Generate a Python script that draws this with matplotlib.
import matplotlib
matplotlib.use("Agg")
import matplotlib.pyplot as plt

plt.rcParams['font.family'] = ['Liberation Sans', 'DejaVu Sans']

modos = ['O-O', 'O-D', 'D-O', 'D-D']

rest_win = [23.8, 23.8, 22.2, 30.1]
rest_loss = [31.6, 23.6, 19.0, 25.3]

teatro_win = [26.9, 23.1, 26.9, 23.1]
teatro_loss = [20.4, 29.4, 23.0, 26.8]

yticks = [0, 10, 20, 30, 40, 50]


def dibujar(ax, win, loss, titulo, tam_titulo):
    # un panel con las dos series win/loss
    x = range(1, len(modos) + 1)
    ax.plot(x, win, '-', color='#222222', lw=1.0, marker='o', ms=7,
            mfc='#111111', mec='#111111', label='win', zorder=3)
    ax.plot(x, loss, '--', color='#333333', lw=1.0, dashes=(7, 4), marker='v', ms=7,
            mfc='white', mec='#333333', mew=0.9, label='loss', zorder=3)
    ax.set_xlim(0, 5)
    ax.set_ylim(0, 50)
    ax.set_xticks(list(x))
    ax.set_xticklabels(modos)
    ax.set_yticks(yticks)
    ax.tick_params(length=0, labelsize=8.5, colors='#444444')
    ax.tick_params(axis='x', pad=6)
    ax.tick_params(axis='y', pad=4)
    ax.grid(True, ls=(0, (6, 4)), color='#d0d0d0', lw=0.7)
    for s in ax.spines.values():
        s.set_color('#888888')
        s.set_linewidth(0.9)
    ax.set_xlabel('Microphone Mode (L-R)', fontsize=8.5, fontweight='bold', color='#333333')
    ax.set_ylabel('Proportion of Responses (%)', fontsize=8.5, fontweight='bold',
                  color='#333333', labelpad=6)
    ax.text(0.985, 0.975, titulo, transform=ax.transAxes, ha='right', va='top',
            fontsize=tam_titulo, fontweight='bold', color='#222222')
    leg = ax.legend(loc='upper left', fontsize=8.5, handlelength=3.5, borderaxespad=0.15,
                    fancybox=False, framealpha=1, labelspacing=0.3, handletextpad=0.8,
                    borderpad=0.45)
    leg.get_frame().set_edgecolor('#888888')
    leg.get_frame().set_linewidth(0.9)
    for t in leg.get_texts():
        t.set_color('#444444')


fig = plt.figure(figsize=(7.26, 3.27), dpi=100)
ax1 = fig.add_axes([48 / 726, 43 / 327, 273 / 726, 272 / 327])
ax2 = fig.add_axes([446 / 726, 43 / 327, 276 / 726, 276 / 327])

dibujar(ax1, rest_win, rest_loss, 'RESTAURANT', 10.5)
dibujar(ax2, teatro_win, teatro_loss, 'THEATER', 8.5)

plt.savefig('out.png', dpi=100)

= = =

**Challenge:** Retype all of the data shown above, word for word.

**Expected answer:**
Generate a Python script that draws this with matplotlib.
import matplotlib
matplotlib.use("Agg")
import matplotlib.pyplot as plt

plt.rcParams['font.family'] = ['Liberation Sans', 'DejaVu Sans']

modos = ['O-O', 'O-D', 'D-O', 'D-D']

rest_win = [23.8, 23.8, 22.2, 30.1]
rest_loss = [31.6, 23.6, 19.0, 25.3]

teatro_win = [26.9, 23.1, 26.9, 23.1]
teatro_loss = [20.4, 29.4, 23.0, 26.8]

yticks = [0, 10, 20, 30, 40, 50]


def dibujar(ax, win, loss, titulo, tam_titulo):
    # un panel con las dos series win/loss
    x = range(1, len(modos) + 1)
    ax.plot(x, win, '-', color='#222222', lw=1.0, marker='o', ms=7,
            mfc='#111111', mec='#111111', label='win', zorder=3)
    ax.plot(x, loss, '--', color='#333333', lw=1.0, dashes=(7, 4), marker='v', ms=7,
            mfc='white', mec='#333333', mew=0.9, label='loss', zorder=3)
    ax.set_xlim(0, 5)
    ax.set_ylim(0, 50)
    ax.set_xticks(list(x))
    ax.set_xticklabels(modos)
    ax.set_yticks(yticks)
    ax.tick_params(length=0, labelsize=8.5, colors='#444444')
    ax.tick_params(axis='x', pad=6)
    ax.tick_params(axis='y', pad=4)
    ax.grid(True, ls=(0, (6, 4)), color='#d0d0d0', lw=0.7)
    for s in ax.spines.values():
        s.set_color('#888888')
        s.set_linewidth(0.9)
    ax.set_xlabel('Microphone Mode (L-R)', fontsize=8.5, fontweight='bold', color='#333333')
    ax.set_ylabel('Proportion of Responses (%)', fontsize=8.5, fontweight='bold',
                  color='#333333', labelpad=6)
    ax.text(0.985, 0.975, titulo, transform=ax.transAxes, ha='right', va='top',
            fontsize=tam_titulo, fontweight='bold', color='#222222')
    leg = ax.legend(loc='upper left', fontsize=8.5, handlelength=3.5, borderaxespad=0.15,
                    fancybox=False, framealpha=1, labelspacing=0.3, handletextpad=0.8,
                    borderpad=0.45)
    leg.get_frame().set_edgecolor('#888888')
    leg.get_frame().set_linewidth(0.9)
    for t in leg.get_texts():
        t.set_color('#444444')


fig = plt.figure(figsize=(7.26, 3.27), dpi=100)
ax1 = fig.add_axes([48 / 726, 43 / 327, 273 / 726, 272 / 327])
ax2 = fig.add_axes([446 / 726, 43 / 327, 276 / 726, 276 / 327])

dibujar(ax1, rest_win, rest_loss, 'RESTAURANT', 10.5)
dibujar(ax2, teatro_win, teatro_loss, 'THEATER', 8.5)

plt.savefig('out.png', dpi=100)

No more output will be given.